Possibly without exception, human culture involves music. Whether through chanting, percussion, vocal or created instruments, music is one of the few near-universal constants of society. In most industrialized nations, music is an everyday experience: in commercial jingles or in elevators, playing on radios and iPods, civilization is almost entirely surrounded by music. Clearly, on a cultural level, music is important to humans. The study of music psychology attempts to determine what mental and physical effects music has on humans, and if certain psychological conditions can be altered or created by the application of some forms of music.
Music psychology is a broad field, combining elements of traditional music science with applied psychology studies, cultural anthropology, and the study of cognition, among other disciplines. Some of the areas currently studied involve the effects of music rituals such as concerts, psychological reasons for musical preferences, and the study of musical performance. Each of these areas can tell researchers a bit about the effects of music on people, and give clues into the importance of music to the brain.
Some people actively use music for its stimulating or relaxing effects. Drivers who suffer from anxiety are sometimes advised to keep quiet music on in their vehicles as a means of maintaining calm. Sporting events often use specific songs as a means of exciting the crowd and creating an atmosphere of anticipation. Music psychology attempts to understand why specific types of music create these effects, and how it can be harnessed to bring specific reactions from individuals.
Several prominent universities now offer specialization in the field of music psychology. Ohio State University in the United States and the Royal College of Music in London, England are both pioneers in the field of music psychology education. Moreover, prominent societies that employ both musicologists and psychologists have sprung up all over the world, studying the effects of regional music on local cultures.

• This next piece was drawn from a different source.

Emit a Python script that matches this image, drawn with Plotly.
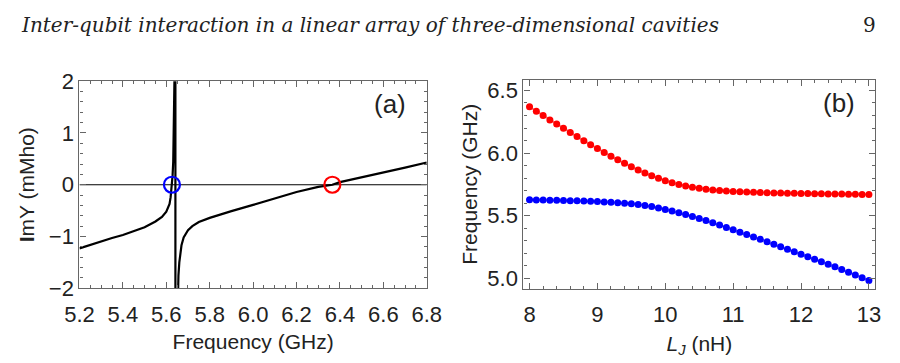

Although it is a relatively new field, music psychology studies one of the oldest known cultural practices. The idea that the human brain reacts specifically to tonality, rhythmic patterns and learned musical practices is a fascinating concept worthy of scientific exploration. Using modern brain-mapping technology and sophisticated research techniques, it may be possible to identify and control the effects of music on the brain, leading to possible benefits to those with mental and even some physical problems. Only time will tell how valuable the research will become, but it looks likely to gain interest and adherents as it becomes a more prominent field of study.